Жители лагеря «Стенковец-2» могли провести там от пяти дней до нескольких недель. Количество беженцев колебалось в таких экстремальных значениях, что нам приходилось тщательно следить за численностью жильцов и свободных мест в палатках.
В течение двадцати четырех часов из лагеря могло выйти шесть автобусов, вывозя в другие страны по пятьдесят человек каждый. Правительство Македонии открывало свою границу по ночам, чаще всего в час ночи, и тогда у наших ворот появлялись целые караваны автобусов с конвоем из военных НАТО или македонской полиции. Рассчитанные на пятьдесят пять пассажиров, автобусы практически трещали по швам, перевозя по сто двадцать человек. Стояло жаркое лето, посадка в автобусы производилась сербскими вооруженными отрядами днем, в самый пик жары. После посадки двери автобусов закрывались. Если беженцы не успевали захватить с собой воду, то им было нечем утолить жажду.
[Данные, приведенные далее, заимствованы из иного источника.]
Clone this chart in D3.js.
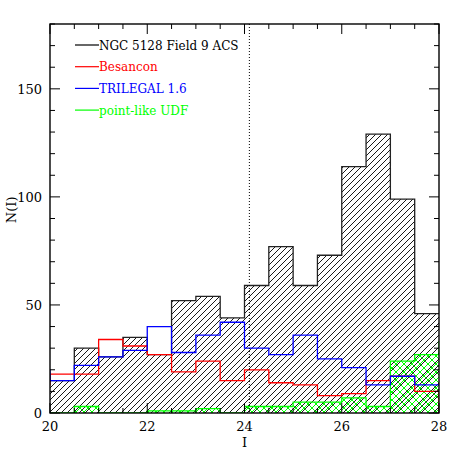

Я оказалась совершенно не готова к первой встрече такого вот «прибытия». Человеческие лица были прижаты к окнам, люди стояли, высунув руки в маленькие форточки возле потолка на крыше автобуса. Крохотных детей держали на руках поближе к форточкам, чтобы те могли глотнуть хоть немного воздуха. Текшие по стеклу окон капельки конденсата демонстрировали, как душно было внутри автобуса. Власти Македонии не позволяли нам открыть двери всех автобусов сразу: мы должны были принимать людей строго поочередно. Мне хотелось разбить стекла и вытащить всех наружу, но мы не могли идти против требований принимавшей нас страны.
* * *
Рации ожили перед сумерками, предупреждая о приближении автобусов, ожидавшихся ночью. Весь день до нас доходили обрывочные слухи, и я уже приготовила для прибывающих палатки в секторе «А». Проживавших в них людей переместили в сектора «G» и «С». Меня предупредили о необходимости отдохнуть, но спать нужно было не раздеваясь. В полночь вдалеке послышался вой полицейских сирен, потом он приблизился. Я натянула ботинки и взяла шахтерский фонарик.
Когда подошел первый автобус с включенным освещением в салоне, я увидела лишь измученные лица людей, набившихся в автобус. Мы стояли и смотрели, как вслед за полицейскими машинами шли автобусы: один, два, три, четыре, пять, шесть штук! Они проходили мимо ворот «Стенковец-2» к «Чеграну», а значит, людям предстоит еще три долгих, жарких часа дороги. Через семь или восемь минут в наши ворота влетел полицейский автомобиль, за которым следовали восемь просевших от перегруза автобусов. Больше всего людям была нужна вода, и мы как одержимые бросились вдоль остановившихся автобусов, спотыкаясь о камни и редкие островки травы, рассовывая бутылки с водой в приоткрытые окна в ответ на отчаянные крики «Воды!», доносившиеся изнутри. Температура воздуха снаружи была самое меньшее тридцать градусов. Моя растерянность быстро превращалась в плохо сдерживаемую ярость вперемешку со слезами. Почему мы не могли просто распахнуть двери и заняться приемкой людей уже на свежем воздухе?